#### SOURCE DATA
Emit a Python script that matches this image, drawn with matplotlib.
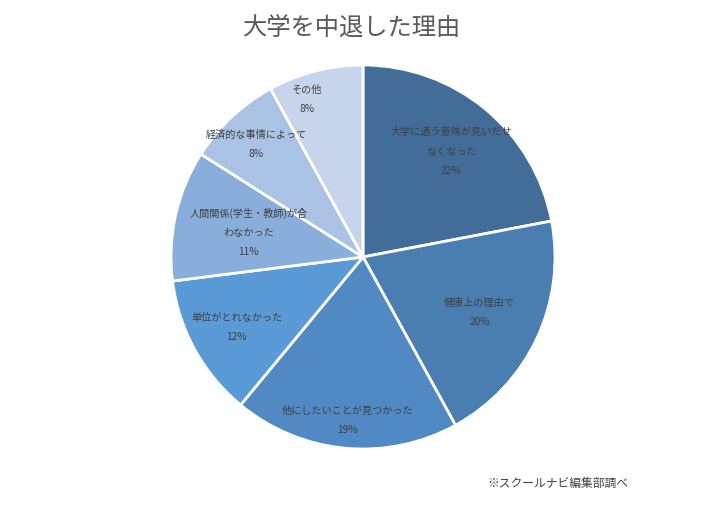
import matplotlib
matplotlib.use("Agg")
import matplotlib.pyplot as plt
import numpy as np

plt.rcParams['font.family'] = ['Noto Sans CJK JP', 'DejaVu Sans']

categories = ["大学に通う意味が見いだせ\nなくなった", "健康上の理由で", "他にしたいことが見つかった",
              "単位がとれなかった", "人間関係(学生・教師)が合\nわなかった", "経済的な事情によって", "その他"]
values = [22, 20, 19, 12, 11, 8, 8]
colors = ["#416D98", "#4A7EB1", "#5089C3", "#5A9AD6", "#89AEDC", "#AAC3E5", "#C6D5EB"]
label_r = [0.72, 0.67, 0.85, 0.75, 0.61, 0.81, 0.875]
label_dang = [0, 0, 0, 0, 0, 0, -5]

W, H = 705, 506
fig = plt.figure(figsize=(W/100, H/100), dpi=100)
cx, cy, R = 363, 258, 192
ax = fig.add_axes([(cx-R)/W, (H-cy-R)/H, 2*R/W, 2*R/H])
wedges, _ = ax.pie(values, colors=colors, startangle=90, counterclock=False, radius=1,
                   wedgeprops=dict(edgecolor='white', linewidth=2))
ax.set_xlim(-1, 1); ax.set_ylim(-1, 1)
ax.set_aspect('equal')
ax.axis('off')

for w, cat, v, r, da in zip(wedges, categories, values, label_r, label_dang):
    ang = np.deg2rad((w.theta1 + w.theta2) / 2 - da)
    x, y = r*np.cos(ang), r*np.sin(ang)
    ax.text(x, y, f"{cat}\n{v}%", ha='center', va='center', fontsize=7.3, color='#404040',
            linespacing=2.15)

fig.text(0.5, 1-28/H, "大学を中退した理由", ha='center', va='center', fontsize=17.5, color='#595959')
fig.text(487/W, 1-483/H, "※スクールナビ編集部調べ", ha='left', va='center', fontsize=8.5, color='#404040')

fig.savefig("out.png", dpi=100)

#### EXERCISE DESCRIPTION
Omit every picture, then reproduce the rest of the listing exactly.

#### TASK RESULT
Emit a Python script that matches this image, drawn with matplotlib.
import matplotlib
matplotlib.use("Agg")
import matplotlib.pyplot as plt
import numpy as np

plt.rcParams['font.family'] = ['Noto Sans CJK JP', 'DejaVu Sans']

categories = ["大学に通う意味が見いだせ\nなくなった", "健康上の理由で", "他にしたいことが見つかった",
              "単位がとれなかった", "人間関係(学生・教師)が合\nわなかった", "経済的な事情によって", "その他"]
values = [22, 20, 19, 12, 11, 8, 8]
colors = ["#416D98", "#4A7EB1", "#5089C3", "#5A9AD6", "#89AEDC", "#AAC3E5", "#C6D5EB"]
label_r = [0.72, 0.67, 0.85, 0.75, 0.61, 0.81, 0.875]
label_dang = [0, 0, 0, 0, 0, 0, -5]

W, H = 705, 506
fig = plt.figure(figsize=(W/100, H/100), dpi=100)
cx, cy, R = 363, 258, 192
ax = fig.add_axes([(cx-R)/W, (H-cy-R)/H, 2*R/W, 2*R/H])
wedges, _ = ax.pie(values, colors=colors, startangle=90, counterclock=False, radius=1,
                   wedgeprops=dict(edgecolor='white', linewidth=2))
ax.set_xlim(-1, 1); ax.set_ylim(-1, 1)
ax.set_aspect('equal')
ax.axis('off')

for w, cat, v, r, da in zip(wedges, categories, values, label_r, label_dang):
    ang = np.deg2rad((w.theta1 + w.theta2) / 2 - da)
    x, y = r*np.cos(ang), r*np.sin(ang)
    ax.text(x, y, f"{cat}\n{v}%", ha='center', va='center', fontsize=7.3, color='#404040',
            linespacing=2.15)

fig.text(0.5, 1-28/H, "大学を中退した理由", ha='center', va='center', fontsize=17.5, color='#595959')
fig.text(487/W, 1-483/H, "※スクールナビ編集部調べ", ha='left', va='center', fontsize=8.5, color='#404040')

fig.savefig("out.png", dpi=100)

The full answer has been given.